The waiting is over. By a 5-4 vote, the Supreme Court has upheld the Obamacare “individual mandate” requiring citizens to purchase healthcare coverage. In failing to defend the constitutional system of limited federal government, the Supreme Court has become a colossal failure.
Students of American history will look back to this moment as a turning point in the history of the United States of America. That much is certain. What remains unknown is whether the US by then will have returned to the limited form of federal government mandated by its Constitution or if it will have moved into the nightmare world of utopian activism guided by whichever “feel-good ideology” happens to be popular between our time and theirs. Where they happen to find themselves in the future will be decided by how we decide to respond today.
The only constitutionally valid response was that of Justice Anthony Kennedy, writing on behalf of the minority: “The entire act before us in invalid in its entirety.”
Whether you call it Obamacare or the Affordable Care Act and whether you see more good or more danger in its nearly 3000 pages of legal dictates, one deeply disturbing question remains: if the federal government, supposedly for our own good, can force every citizen to purchase health insurance or otherwise to face fines and penalties, what else can it force us to buy?

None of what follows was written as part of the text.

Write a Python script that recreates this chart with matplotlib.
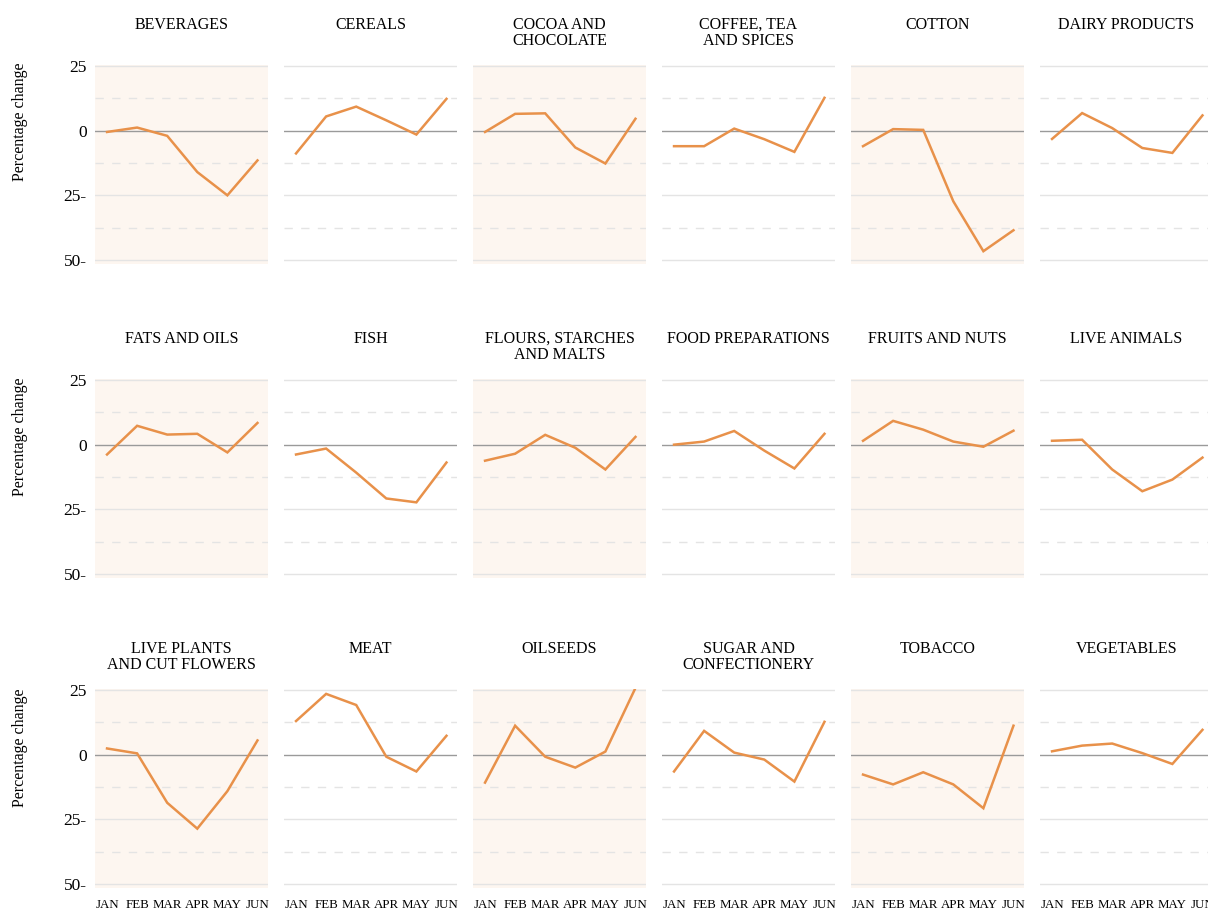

How did the “Infamous Five” decide this? By referring to the penalty placed upon those who refuse to purchase mandated healthcare as a tax. That’s right–it’s the tax that wasn’t a tax that was a tax before it wasn’t. In other words, the Supreme Court has perpetrated a bizarre twist of damnable magic upon the nation’s citizenry by waving the same magician’s wand used by the Obama administration in arguing its case before the Court.
Essentially, the healthcare mandate is whatever powerful people want it to be–simply because they have authority over us and they want to see that authority upheld. Their agenda is said to be good for us all, no matter how much it costs and no matter whose liberties are curtailed to obtain that agenda.
While writing this post, I overhead a member of the clergy remark that “we’re going to have a healthier country.” I’m willing to bet not, though it’s a sure bet that we’re going to have a poorer one.
As the patriot Thomas Paine once wrote of his own revolutionary travails, “these are the times that try men’s souls.” What will our reply be? What will our labors be from this point onward? Will we be silent … or will we act? Most will cower and do as they are told. Some will act. Even if our political activism should bring about the repeal of this mandate, the Supreme Court has done us a profound injustice by setting a dangerous precedent.
If the motto of the first American Revolution can rightly be described as “Give me liberty of give me death,” perhaps a fitting motto for a second American Revolution can be “We will not reply.” I’m already practicing.